Michaela Krug O’Neill, Monica Arpino, Alfredo J. Artiles, Lakshmi Balasubramanian, Paul Bruno, Dion Burns, Desiree Carver-Thomas, Linda Darling-Hammond, Philip Fisher, Kevin Gee, Lindsey Kaler, Eliana Katz, Tara Kini, Elizabeth Kozleski, Chris Lemons, Melanie Leung-Gagné, Sihong Liu, Susanna Loeb, Patrick McClellan, Susan Moffitt, Susan K. Patrick, Heather Price, Tye Ripma, Lucy Sorensen, Joao M. Souto-Maior, Patricia Strach, Tiffany S. Tan, Radhika Unnikrishnan, Jason Willis, Peter Yu
Students with disabilities have a legal right to a free and appropriate public education under federal law. In California, fulfilling that promise requires a large and complex system that serves more than 865,000 students with disabilities, over 10 percent of all students with disabilities in the country, and spans multiple layers of governance, staffing, funding, assessment, and service delivery.
California’s special education system is expanding in scale. The number of students identified for special education has grown, overall spending has increased, and more staff are supporting students with disabilities. At the same time, the Getting Down to Facts III technical reports show that growth in scale has not always been matched by growth in capacity or coherence. Staffing shortages, siloed professional roles, administrative and compliance demands, regional variation, and persistent disparities continue to shape students’ experiences.
This brief draws on multiple technical reports to summarize five key findings about special education in California: growth in identification, staffing, and spending; workforce capacity and siloing; compliance demands across a multilayered system; disparities at the intersections of race, language, and disability; and data limitations that constrain transparency and improvement. Across these areas, the evidence points to a central challenge: California’s special education system is growing, but its ability to deliver consistent, student-centered, and equitable supports remains uneven.
Key Findings
1. The number of students identified for special education, the staff who support them, and overall special education spending have all increased. The number of students identified for special education in the state has increased, mirroring national patterns. Growth is being driven both by rising identification overall and by increases in certain disability categories, particularly autism spectrum disorder (ASD) (Bruno; Kaler et al.). Staffing to support special education students and services has also increased, with some segments of the workforce growing at faster rates than others (Kaler et al.; Lemons et al.). Along with these trends, special education spending has more than doubled over the past 20 years (Bruno).
2. Staffing challenges and professional siloing limit schools’ ability to meet the needs of students with disabilities. Recruitment, training, retention, and collaboration challenges affect teachers, related service providers, and paraeducators. Siloing between general and special education, and between teachers and paraeducators, makes it harder to build shared responsibility for students with disabilities.

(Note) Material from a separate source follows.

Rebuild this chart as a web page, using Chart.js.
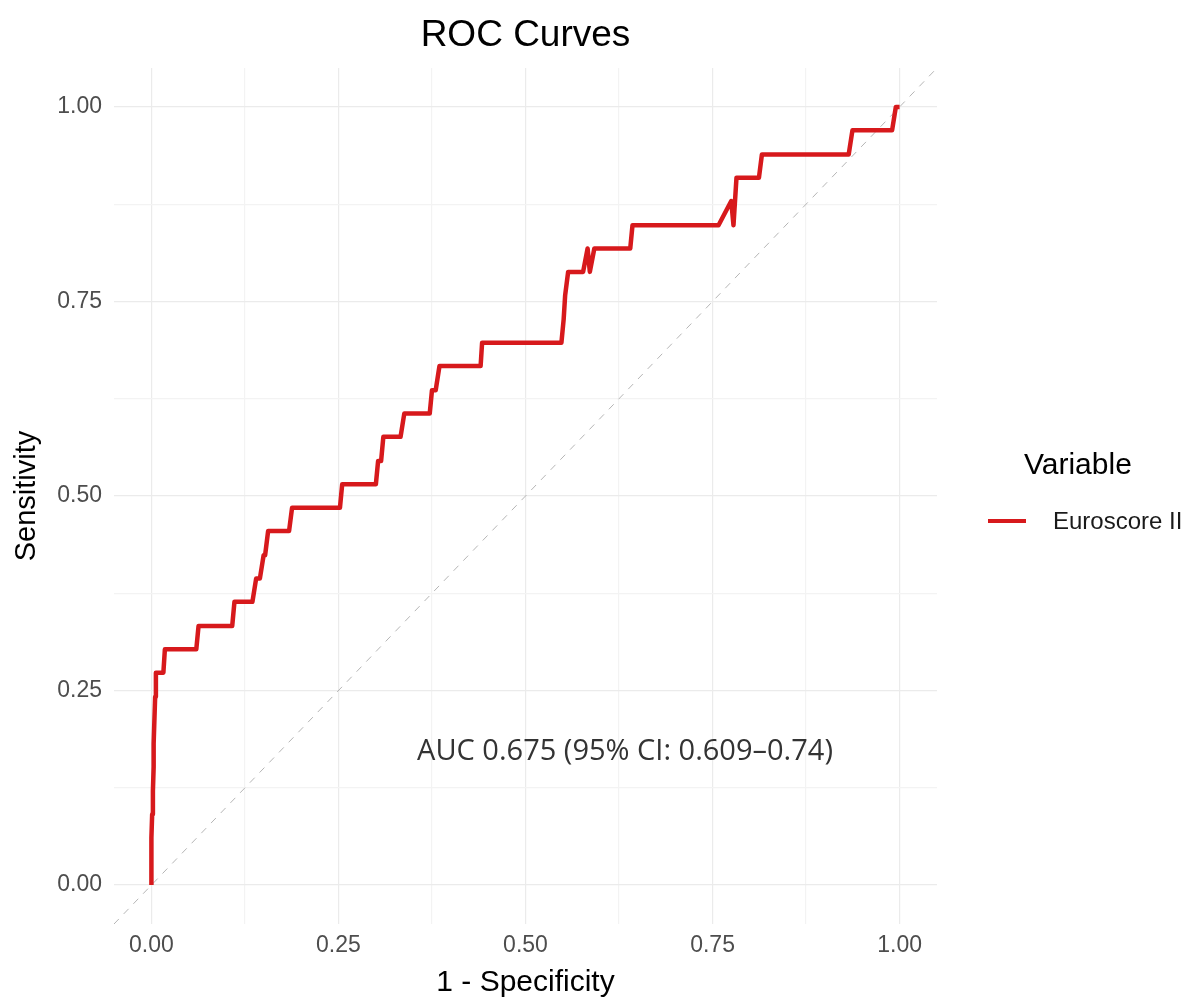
<!DOCTYPE html>
<html>
<head>
<meta charset="utf-8">
<title>ROC Curves</title>
<script src="https://cdn.jsdelivr.net/npm/chart.js@4.4.1/dist/chart.umd.min.js"></script>
<style>
  html, body { margin: 0; padding: 0; background: #fff; }
  #wrap { width: 1197px; height: 1001px; }
</style>
</head>
<body>
<div id="wrap"><canvas id="graficoRoc" width="1197" height="1001"></canvas></div>
<script>
// Curva ROC (1 - especificidade, sensibilidade)
const fpr = [
  0.000, 0.000, 0.000, 0.001, 0.002, 0.003, 0.003, 0.004, 0.005, 0.006,
  0.016, 0.018, 0.060, 0.063, 0.108, 0.111, 0.135, 0.140, 0.145, 0.150,
  0.152, 0.156, 0.184, 0.188, 0.252, 0.255, 0.300, 0.303, 0.307, 0.310,
  0.333, 0.338, 0.372, 0.375, 0.380, 0.385, 0.440, 0.442, 0.548, 0.551,
  0.553, 0.557, 0.577, 0.583, 0.586, 0.592, 0.640, 0.643, 0.758, 0.775,
  0.778, 0.782, 0.812, 0.816, 0.932, 0.937, 0.990, 0.995, 1.000
];
const tpr = [
  0.000, 0.030, 0.061, 0.091, 0.121, 0.152, 0.182, 0.212, 0.242, 0.273,
  0.273, 0.303, 0.303, 0.333, 0.333, 0.364, 0.364, 0.394, 0.394, 0.424,
  0.424, 0.455, 0.455, 0.485, 0.485, 0.515, 0.515, 0.545, 0.545, 0.576,
  0.576, 0.606, 0.606, 0.636, 0.636, 0.667, 0.667, 0.697, 0.697, 0.727,
  0.758, 0.788, 0.788, 0.818, 0.788, 0.818, 0.818, 0.848, 0.848, 0.879,
  0.848, 0.909, 0.909, 0.939, 0.939, 0.970, 0.970, 1.000, 1.000
];

// Linha de referência (acaso)
const diagX = [-0.05, 1.05];
const diagY = [-0.05, 1.05];

// Marcas dos eixos
const ticksMaiores = [0, 0.25, 0.5, 0.75, 1];
const ticksMenores = [0.125, 0.375, 0.625, 0.875];
const rotulosTicks = ['0.00', '0.25', '0.50', '0.75', '1.00'];

const nomeSerie = 'Euroscore II';
const textoAuc = 'AUC 0.675 (95% CI: 0.609\u20130.74)';

const corCurva = '#d7191c';
const fonteBase = "'Liberation Sans', Arial, sans-serif";

function montarTicks(scale) {
  scale.ticks = ticksMaiores.concat(ticksMenores).sort((a, b) => a - b).map(v => ({ value: v }));
}

function rotulo(valor) {
  const i = ticksMaiores.findIndex(t => Math.abs(t - valor) < 1e-9);
  return i === -1 ? '' : rotulosTicks[i];
}

function corGrade(ctx) {
  const v = ctx.tick ? ctx.tick.value : 0;
  return ticksMaiores.some(t => Math.abs(t - v) < 1e-9) ? '#ebebeb' : '#f3f3f3';
}

// Título, legenda e anotação do AUC
const extras = {
  id: 'extras',
  afterDraw(chart) {
    const c = chart.ctx;
    const area = chart.chartArea;
    c.save();
    c.fillStyle = '#000';
    c.textAlign = 'center';
    c.textBaseline = 'middle';
    c.font = '37px ' + fonteBase;
    c.fillText('ROC Curves', (area.left + area.right) / 2, 36);

    // legenda
    c.textAlign = 'left';
    c.font = '30px ' + fonteBase;
    c.fillText('Variable', 1024, 466);
    c.strokeStyle = corCurva;
    c.lineWidth = 4;
    c.beginPath();
    c.moveTo(988, 521);
    c.lineTo(1026, 521);
    c.stroke();
    c.fillStyle = '#1a1a1a';
    c.font = '24px ' + fonteBase;
    c.fillText(nomeSerie, 1053, 522);

    // anotação
    const sx = chart.scales.x, sy = chart.scales.y;
    c.textAlign = 'center';
    c.fillStyle = '#333';
    c.font = "29px 'Open Sans', 'Noto Sans', sans-serif";
    c.fillText(textoAuc, sx.getPixelForValue(0.633), sy.getPixelForValue(0.172));
    c.restore();
  }
};

new Chart(document.getElementById('graficoRoc').getContext('2d'), {
  type: 'scatter',
  data: {
    datasets: [
      {
        label: nomeSerie,
        data: fpr.map((x, i) => ({ x: x, y: tpr[i] })),
        showLine: true,
        borderColor: corCurva,
        backgroundColor: corCurva,
        borderWidth: 4.5,
        borderJoinStyle: 'round',
        pointRadius: 0,
        tension: 0,
        order: 0
      },
      {
        label: 'ref',
        data: diagX.map((x, i) => ({ x: x, y: diagY[i] })),
        showLine: true,
        borderColor: '#b5b5b5',
        borderWidth: 1,
        borderDash: [7, 7],
        pointRadius: 0,
        order: 1
      }
    ]
  },
  options: {
    responsive: false,
    animation: false,
    layout: { padding: { left: 0, right: 260, top: 68, bottom: 0 } },
    plugins: {
      legend: { display: false },
      tooltip: { enabled: false }
    },
    scales: {
      x: {
        type: 'linear',
        min: -0.05, max: 1.05,
        afterBuildTicks: montarTicks,
        afterFit: s => { s.height = 77; },
        grid: { color: corGrade, lineWidth: 1.2, drawTicks: false },
        border: { display: false },
        ticks: {
          autoSkip: false, maxRotation: 0, padding: 8,
          color: '#4d4d4d',
          font: { family: fonteBase, size: 23 },
          callback: rotulo
        },
        title: {
          display: true, text: '1 - Specificity', color: '#000',
          font: { family: fonteBase, size: 30 }, padding: { top: 0, bottom: 0 }
        }
      },
      y: {
        type: 'linear',
        min: -0.05, max: 1.05,
        afterBuildTicks: montarTicks,
        afterFit: s => { s.width = 114; },
        grid: { color: corGrade, lineWidth: 1.2, drawTicks: false },
        border: { display: false },
        ticks: {
          autoSkip: false, padding: 12,
          color: '#4d4d4d',
          font: { family: fonteBase, size: 23 },
          callback: rotulo
        },
        title: {
          display: true, text: 'Sensitivity', color: '#000',
          font: { family: fonteBase, size: 29 }, padding: { top: 10, bottom: 0 }
        }
      }
    }
  },
  plugins: [extras]
});
</script>
</body>
</html>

3. Administrative and compliance requirements absorb substantial time and resources across California’s multilayered special education system. These requirements can protect students’ rights, but they can also create tensions with direct services and instructional needs when they are misaligned or duplicative. Districts and regional agencies often spend substantial effort navigating eligibility, reporting, and governance requirements, leaving less time and capacity for instructionally useful assessment, collaboration, and student support.
4. California’s education system creates unique burdens and notable disparities for students and families, particularly when race and language intersect with disability status. The intersection of race, language, and disability status creates unique and often compounding obstacles for families and students in public education. Disparities in opportunities and outcomes exist for students with disabilities, and these disparities can be greatest for students with intersectional identities including Black students and multilingual learners of English with a disability (Artiles et al.).
5. California’s current data systems make it difficult to answer critical questions about special education staffing, spending, and students’ educational opportunities and outcomes. Across the technical reports on special education, researchers highlight questions they were unable to answer and data that is not publicly available or collected. These data could help policymakers and practitioners better understand how special education is working in California and what needs to be done to improve the system.